The Dictionary of Psychology defines autism as, “a brain development disorder characterized by impaired social interaction and communication, and by restricted and repetitive behavior.”
When I was 12, I was diagnosed with Asperger syndrome, which is a high functioning form of autism. I had “impaired social interaction and communication” problems that I dealt with. My biggest social interaction problems were not giving eye contact to people, being unable to focus on more than one topic during a conversation, and not understanding sarcasm.
First, I had a difficult time maintaining eye contact with people because, when I was talking, I was busy thinking. While talking, I would either look up or to the side. I also didn’t understand that I should look at the other person when he or she was talking. People wondered if I was really listening to them.
Second, I had a difficult time keeping a conversation focused on more than one topic. My topic of conversation was always on movies. The conversation would start out with one topic, and somehow I would always find a way to link it back to movies. I didn’t understand that people want to talk about other topics besides movies.

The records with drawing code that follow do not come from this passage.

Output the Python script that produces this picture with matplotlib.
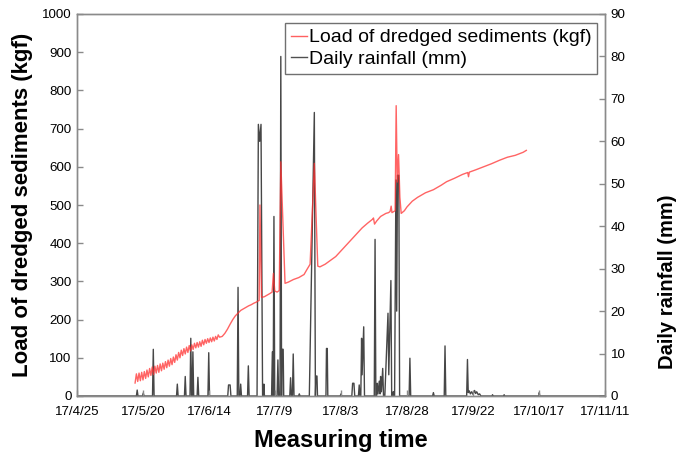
import matplotlib
matplotlib.use("Agg")
import matplotlib.pyplot as plt
from matplotlib.ticker import FixedLocator, FuncFormatter
import datetime as dt

plt.rcParams['font.family'] = ['Liberation Sans', 'DejaVu Sans']

# ---- data ----
base_date = dt.date(2017, 4, 25)
tick_days = [0, 25, 50, 75, 100, 125, 150, 175, 200]

# Load of dredged sediments (kgf): day offset from 2017-04-25, value
load_day = [22.0, 22.5, 23.0, 23.5, 24.0, 24.5, 25.0, 25.5, 26.0, 26.5, 27.0, 27.5,
            28.0, 28.5, 29.0, 29.5, 30.0, 30.5, 31.0, 31.5, 32.0, 32.5, 33.0, 33.5,
            34.0, 34.5, 35.0, 35.5, 36.0, 36.5, 37.0, 37.5, 38.0, 38.5, 39.0, 39.5,
            40.0, 40.5, 41.0, 41.5, 42.0, 42.5, 43.0, 43.5, 44.0, 44.5, 45.0, 45.5,
            46.0, 46.5, 47.0, 47.5, 48.0, 48.5, 49.0, 49.5, 50.0, 50.5, 51.0, 51.5,
            52.0, 52.5, 53.0, 53.5, 54.0,
            55, 56, 57, 58, 59, 60, 61, 62, 63, 64, 65, 66, 67, 68, 68.6, 69.0, 69.3, 69.9,
            71, 72, 73, 73.9, 74.4, 74.9, 75.8, 76.6, 77.2, 78.8,
            80, 82, 84, 86, 87, 88.3, 89.9, 91.2, 92, 94, 96, 98, 100, 102, 104, 106, 108,
            110, 112, 112.3, 112.7, 113.5, 115, 117, 118, 118.6, 119, 119.3, 120, 120.5,
            120.9, 121.3, 121.8, 122.3, 122.8, 124, 125, 127, 129, 132, 135, 138, 140,
            143, 146, 148, 148.3, 148.6, 151, 154, 157, 160, 163, 166, 169, 170.2]
load_kgf = [34, 58, 38, 60, 40, 62, 42, 64, 46, 68, 50, 72,
            54, 76, 56, 78, 60, 80, 62, 84, 66, 86, 70, 90,
            74, 94, 78, 98, 82, 102, 88, 108, 94, 114, 100, 120,
            106, 124, 110, 128, 114, 132, 118, 134, 122, 138, 126, 140,
            128, 142, 130, 146, 134, 148, 138, 150, 140, 152, 142, 154,
            144, 156, 148, 160, 154,
            156, 164, 175, 188, 200, 210, 217, 224, 228, 232, 236, 239, 243, 246, 249, 250, 500, 258,
            260, 264, 268, 272, 321, 275, 272, 276, 613, 295,
            298, 305, 310, 318, 330, 345, 609, 340, 338, 345, 355, 365, 380, 395, 410, 425, 440,
            452, 463, 466, 450, 458, 470, 478, 480, 483, 497, 480, 483, 485,
            760, 560, 632, 520, 478, 485, 495, 510, 520, 532, 540, 552, 561,
            570, 580, 585, 574, 586, 592, 600, 608, 617, 625, 630, 638, 643]

# Daily rainfall (mm): day offset from 2017-04-25, value
rain_day = [0,
            22.5, 22.8, 23.1, 24.8, 25.1, 25.4, 28.6, 28.9, 29.2,
            37.7, 38.0, 38.3, 40.7, 41.0, 41.3, 42.8, 43.1, 43.4, 43.6, 43.9, 44.2,
            45.5, 45.8, 46.1, 49.6, 49.9, 50.2, 57.1, 57.4, 58.0, 58.3,
            60.7, 61.0, 61.3, 61.7, 62.0, 62.3, 64.6, 64.9, 65.2,
            68.2, 68.7, 69.2, 69.7, 70.3, 70.6, 70.8, 71.0,
            73.7, 74.0, 74.3, 74.6, 74.9, 75.8, 76.1, 76.4,
            76.9, 77.2, 77.5, 77.6, 78.1, 78.3,
            80.6, 80.9, 81.2, 81.6, 81.9, 82.2, 83.9, 84.2, 84.5,
            88.0, 89.9, 90.3, 90.5, 90.9, 91.1,
            94.3, 94.5, 94.8, 95.0, 99.7, 100.0, 100.3,
            104.1, 104.4, 104.9, 105.2, 106.6, 106.9, 107.2,
            107.5, 107.8, 108.0, 108.6, 108.9,
            112.6, 112.9, 113.2, 113.5, 113.7, 114.0, 114.5, 114.8, 115.0, 115.3, 115.8, 116.1,
            116.6, 117.8, 118.1, 118.9, 119.2, 119.7, 119.8, 120.0,
            120.3, 120.8, 121.1, 121.4, 121.9, 122.2,
            125.8, 126.1, 126.4, 134.7, 135.0, 135.3, 139.1, 139.4, 139.7,
            147.6, 147.9, 148.2, 148.6, 149.0, 149.5, 150.0, 150.6, 151.0, 151.4, 152.0, 152.5, 153.0,
            157.2, 157.4, 157.6, 161.6, 161.8, 162.0, 175.0, 175.1, 175.3, 200]
rain_mm = [0,
           0, 1.4, 0, 0, 0.7, 0, 0, 11.0, 0,
           0, 2.8, 0, 0, 4.6, 0, 0, 13.6, 0, 0, 10.4, 0,
           0, 4.4, 0, 0, 10.2, 0, 0, 2.6, 2.6, 0,
           0, 25.6, 0, 0, 2.8, 0, 0, 7.1, 0,
           0, 64.0, 60.0, 64.0, 0, 0, 2.8, 0,
           0, 10.4, 0, 42.3, 0, 0, 8.5, 0,
           0, 80.0, 0, 11.0, 11.0, 0,
           0, 4.3, 0, 0, 9.9, 0, 0, 0.5, 0,
           0, 66.8, 0, 4.7, 4.7, 0,
           0, 11.2, 11.2, 0, 0, 0.5, 0,
           0, 3.0, 3.0, 0, 0, 2.6, 0,
           0, 13.6, 5.0, 16.3, 0,
           0, 36.9, 0, 0, 3.0, 0.5, 3.5, 0.5, 4.6, 1.0, 6.5, 0,
           0, 19.5, 5.0, 27.2, 0, 0, 1.0, 0,
           0, 50.9, 20.0, 52.0, 52.0, 0,
           0, 8.9, 0, 0, 0.8, 0, 0, 11.8, 0,
           0, 8.6, 0.8, 1.2, 0.5, 1.0, 0.4, 1.3, 0.6, 1.0, 0.3, 0.5, 0,
           0, 0.3, 0, 0, 0.3, 0, 0, 0.8, 0, 0]

load_label = "Load of dredged sediments (kgf)"
rain_label = "Daily rainfall (mm)"


def day_label(d, pos=None):
    day = base_date + dt.timedelta(days=int(round(d)))
    return f"{day.year % 100}/{day.month}/{day.day}"


fig = plt.figure(figsize=(6.77, 4.55), dpi=100)
ax = fig.add_axes([77/677, 1-396/455, (605-77)/677, (396-14)/455])
ax2 = ax.twinx()

l2, = ax2.plot(rain_day, rain_mm, color='black', alpha=0.72, lw=1.0, label=rain_label)
l1, = ax.plot(load_day, load_kgf, color='#ff3030', alpha=0.75, lw=1.0, label=load_label)
ax.set_zorder(ax2.get_zorder() + 1)
ax.patch.set_visible(False)

ax.set_xlim(0, 200)
ax.set_ylim(0, 1000)
ax2.set_ylim(0, 90)
ax.xaxis.set_major_locator(FixedLocator(tick_days))
ax.xaxis.set_major_formatter(FuncFormatter(day_label))
ax.set_yticks(range(0, 1001, 100))
ax2.set_yticks(range(0, 91, 10))

spine_c = '#8a8a8a'
for a in (ax, ax2):
    for s in a.spines.values():
        s.set_color(spine_c)
        s.set_linewidth(1.0)
    a.tick_params(direction='in', length=4, width=1, color=spine_c,
                  labelsize=9.6, labelcolor='black', pad=4)
ax.tick_params(axis='x', pad=7)

ax.set_xlabel("Measuring time", fontsize=17, fontweight='bold', labelpad=8)
ax.set_ylabel(load_label, fontsize=16, fontweight='bold')
ax.yaxis.set_label_coords(-0.083, 0.5)
ax2.set_ylabel(rain_label, fontsize=14.5, fontweight='bold')
ax2.yaxis.set_label_coords(1.100, 0.30)

leg = ax.legend([l1, l2], [load_label, rain_label], loc='upper right',
                bbox_to_anchor=(597/677, 1-23/455), bbox_transform=fig.transFigure,
                borderaxespad=0, fontsize=14, handlelength=0.8, handletextpad=0.1,
                labelspacing=0.2, borderpad=0.3, fancybox=False, framealpha=1)
leg.get_frame().set_edgecolor('#707070')
leg.get_frame().set_linewidth(1.0)
for h in leg.get_lines():
    h.set_alpha(1.0)
leg.get_lines()[0].set_color('#ff6060')
leg.get_lines()[1].set_color('#505050')

fig.savefig("out.png", dpi=100)
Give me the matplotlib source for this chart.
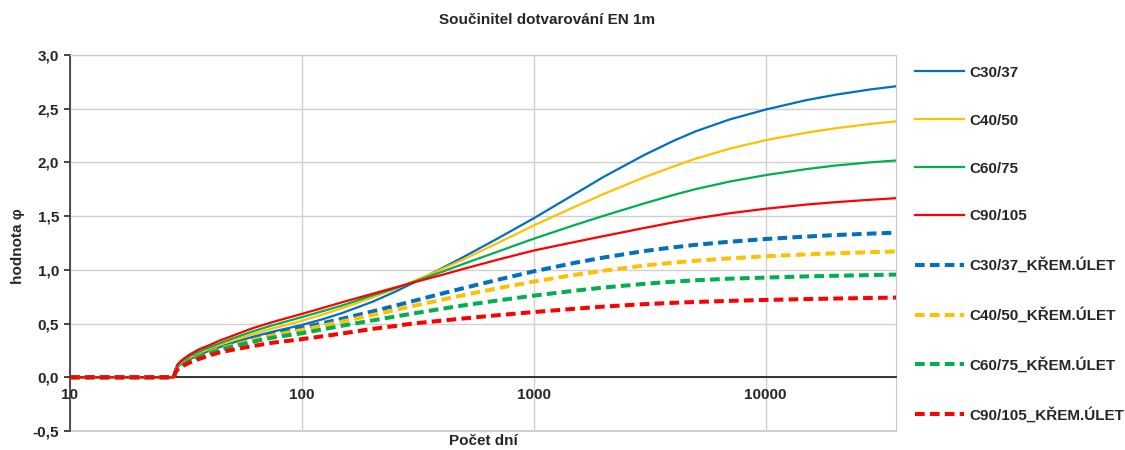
import matplotlib
matplotlib.use('Agg')
import matplotlib.pyplot as plt
from matplotlib.ticker import FixedLocator, NullLocator

plt.rcParams['font.family'] = ['Liberation Sans', 'DejaVu Sans']
plt.rcParams['font.weight'] = 'bold'

# time in days (log axis)
days = [10, 28, 28.5, 29, 30, 31, 33, 36, 40, 44, 50, 61, 75, 100, 125, 150, 200, 250,
        300, 400, 500, 700, 1000, 1500, 2000, 3000, 4000, 5000, 7000, 10000, 15000,
        20000, 28000, 36500]

c30 = [0, 0, 0.06, 0.09, 0.12, 0.14, 0.17, 0.205, 0.25, 0.28, 0.32, 0.375, 0.425,
       0.487, 0.545, 0.60, 0.70, 0.792, 0.875, 1.013, 1.122, 1.293, 1.48, 1.705, 1.865,
       2.07, 2.20, 2.29, 2.40, 2.492, 2.58, 2.63, 2.678, 2.709]
c40 = [0, 0, 0.065, 0.10, 0.13, 0.15, 0.185, 0.225, 0.265, 0.30, 0.34, 0.40, 0.455,
       0.525, 0.59, 0.645, 0.74, 0.82, 0.89, 1.005, 1.10, 1.25, 1.413, 1.586, 1.706,
       1.862, 1.962, 2.035, 2.128, 2.207, 2.277, 2.318, 2.357, 2.382]
c60 = [0, 0, 0.07, 0.105, 0.14, 0.165, 0.20, 0.24, 0.28, 0.315, 0.36, 0.425, 0.485,
       0.56, 0.62, 0.67, 0.76, 0.825, 0.885, 0.98, 1.057, 1.17, 1.29, 1.417, 1.503,
       1.619, 1.697, 1.752, 1.822, 1.882, 1.938, 1.971, 2.0, 2.018]
c90 = [0, 0, 0.075, 0.115, 0.15, 0.175, 0.215, 0.26, 0.30, 0.34, 0.385, 0.455, 0.515,
       0.59, 0.65, 0.70, 0.775, 0.833, 0.88, 0.952, 1.01, 1.095, 1.18, 1.259, 1.314,
       1.39, 1.442, 1.479, 1.527, 1.569, 1.608, 1.63, 1.652, 1.667]

c30_su = [0, 0, 0.05, 0.08, 0.11, 0.13, 0.165, 0.20, 0.24, 0.27, 0.305, 0.355, 0.405,
          0.46, 0.507, 0.546, 0.611, 0.664, 0.708, 0.778, 0.831, 0.908, 0.986, 1.065,
          1.115, 1.175, 1.21, 1.233, 1.262, 1.287, 1.31, 1.324, 1.337, 1.346]
c40_su = [0, 0, 0.05, 0.08, 0.11, 0.13, 0.16, 0.195, 0.235, 0.265, 0.295, 0.345, 0.39,
          0.44, 0.484, 0.52, 0.578, 0.624, 0.662, 0.721, 0.766, 0.829, 0.891, 0.953,
          0.992, 1.04, 1.067, 1.085, 1.107, 1.126, 1.144, 1.154, 1.164, 1.171]
c60_su = [0, 0, 0.05, 0.08, 0.105, 0.125, 0.155, 0.19, 0.225, 0.255, 0.285, 0.33, 0.37,
          0.41, 0.449, 0.481, 0.528, 0.564, 0.593, 0.637, 0.67, 0.715, 0.76, 0.806,
          0.835, 0.87, 0.89, 0.903, 0.918, 0.928, 0.939, 0.945, 0.951, 0.956]
c90_su = [0, 0, 0.045, 0.07, 0.095, 0.11, 0.14, 0.17, 0.205, 0.23, 0.255, 0.29, 0.322,
          0.355, 0.384, 0.408, 0.45, 0.476, 0.50, 0.527, 0.548, 0.578, 0.607, 0.638,
          0.658, 0.681, 0.693, 0.701, 0.711, 0.72, 0.728, 0.733, 0.738, 0.742]

labels = ['C30/37', 'C40/50', 'C60/75', 'C90/105',
          'C30/37_KŘEM.ÚLET', 'C40/50_KŘEM.ÚLET', 'C60/75_KŘEM.ÚLET', 'C90/105_KŘEM.ÚLET']
series = [c30, c40, c60, c90, c30_su, c40_su, c60_su, c90_su]
colors = ['#0070C0', '#FFC000', '#00B050', '#FF0000'] * 2

yticks = [-0.5, 0.0, 0.5, 1.0, 1.5, 2.0, 2.5, 3.0]
xticks = [10, 100, 1000, 10000]

fig = plt.figure(figsize=(11.25, 4.5), dpi=100)
ax = fig.add_axes([70 / 1125, 1 - 431 / 450, 826 / 1125, 376 / 450])

for i, (vals, lab, col) in enumerate(zip(series, labels, colors)):
    if i < 4:
        ax.plot(days, vals, color=col, lw=1.6, label=lab, zorder=3)
    else:
        ax.plot(days, vals, color=col, lw=2.9, dashes=(2.4, 1.3), label=lab,
                zorder=4, solid_capstyle='butt')

ax.set_xscale('log')
ax.set_xlim(10, 36500)
ax.set_ylim(-0.5, 3.0)
ax.xaxis.set_major_locator(FixedLocator(xticks))
ax.xaxis.set_minor_locator(NullLocator())
ax.set_xticklabels([str(v) for v in xticks])
ax.yaxis.set_major_locator(FixedLocator(yticks))
ax.set_yticklabels([f'{v:.1f}'.replace('.', ',') for v in yticks])

ax.grid(True, color='#D0D0D0', lw=1.0, zorder=0)
ax.set_axisbelow(True)
# bottom border of the plot area (x axis itself sits at 0)
ax.axhline(-0.5, color='#C8C8C8', lw=1.2, clip_on=False, zorder=1)

ax.spines['bottom'].set_position(('data', 0))
ax.spines['bottom'].set_color('#262626')
ax.spines['bottom'].set_linewidth(1.3)
ax.spines['left'].set_color('#404040')
ax.spines['left'].set_linewidth(1.3)
ax.spines['top'].set_color('#C8C8C8')
ax.spines['right'].set_color('#C8C8C8')

ax.tick_params(axis='x', length=0, pad=8, labelsize=11, colors='#262626')
ax.tick_params(axis='y', length=4, width=1.2, pad=4, labelsize=11, colors='#262626')

fig.text(18 / 1125, 1 - 246 / 450, 'hodnota φ', rotation=90, ha='center', va='center',
         fontsize=11, color='#262626')
fig.text(483 / 1125, 1 - 441 / 450, 'Počet dní', ha='center', va='center',
         fontsize=11, color='#262626')
fig.text(547 / 1125, 1 - 20 / 450, 'Součinitel dotvarování EN 1m', ha='center', va='center',
         fontsize=11, color='#262626')

fig.legend(loc='upper left', bbox_to_anchor=(901 / 1125, 1 - 52 / 450), frameon=False,
           fontsize=11, labelspacing=2.22, handlelength=3.2, handletextpad=0.4,
           labelcolor='#262626')

fig.savefig('out.png', dpi=100)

Third, I had a difficult time understanding sarcasm. People would say something sarcastic, and because I didn’t understand vocal tone, I thought they were being literal. Some of the guys I grew up with understood this weakness and would convince me to repeat – literally – what they said sarcastically. And then I’d get in trouble.
One aspect of autism that God has blessed me with is the ability to memorize facts. People with autism generally have a good memory. My mom uses my memory all the time when she can’t remember dates and other facts that are worth remembering. I am also able to remember all the classes offered at Corban and what time they are offered. This comes in handy when people forget their schedule. Growing up I didn’t understand that people didn’t posses the same kind of amazing memory.
Since my diagnosis of autism, God has helped me by means of the people in my life: counselors, teachers, professors, students and my mom. For example, autistic people also do not do well taking tests in the classroom, so the schools have allowed me to take tests in a resource room to avoid distraction. I am also able to read my questions aloud so I can understand them better.
Since I have arrived at Corban University, I have decided to major in psychology and communication. I want to pursue a career in public speaking for an autism organization. I hope to be able to speak to parents and teachers of autistic children and encourage them that, even though having a child with autism is difficult, in some areas it is also a blessing. God has given me the opportunity to speak to future teachers about autism in both Professor Angela Mooney’s and the late Dr. Beth Bartruff’s Teaching the Exceptional Child classes.
God has also given me hands-on experience with autistic people throughout my junior and senior years of college. Last October, I was able to attend an Adults with Autism convention in Portland. This year, during the month of September, I helped out at a game night for autistic teens in Salem. I noticed the varying levels of autism and I was able to observe the population of parents that I hope to help.
Nine years ago I was diagnosed with autism. If someone would have told me what I would accomplish regarding autism, I probably would not have believed them. Now, God is showing me what he wants me to do about my diagnosis. After I leave Corban, I plan to attend Portland State University and obtain a certificate in Asperger Syndrome and High Functioning Autism Studies.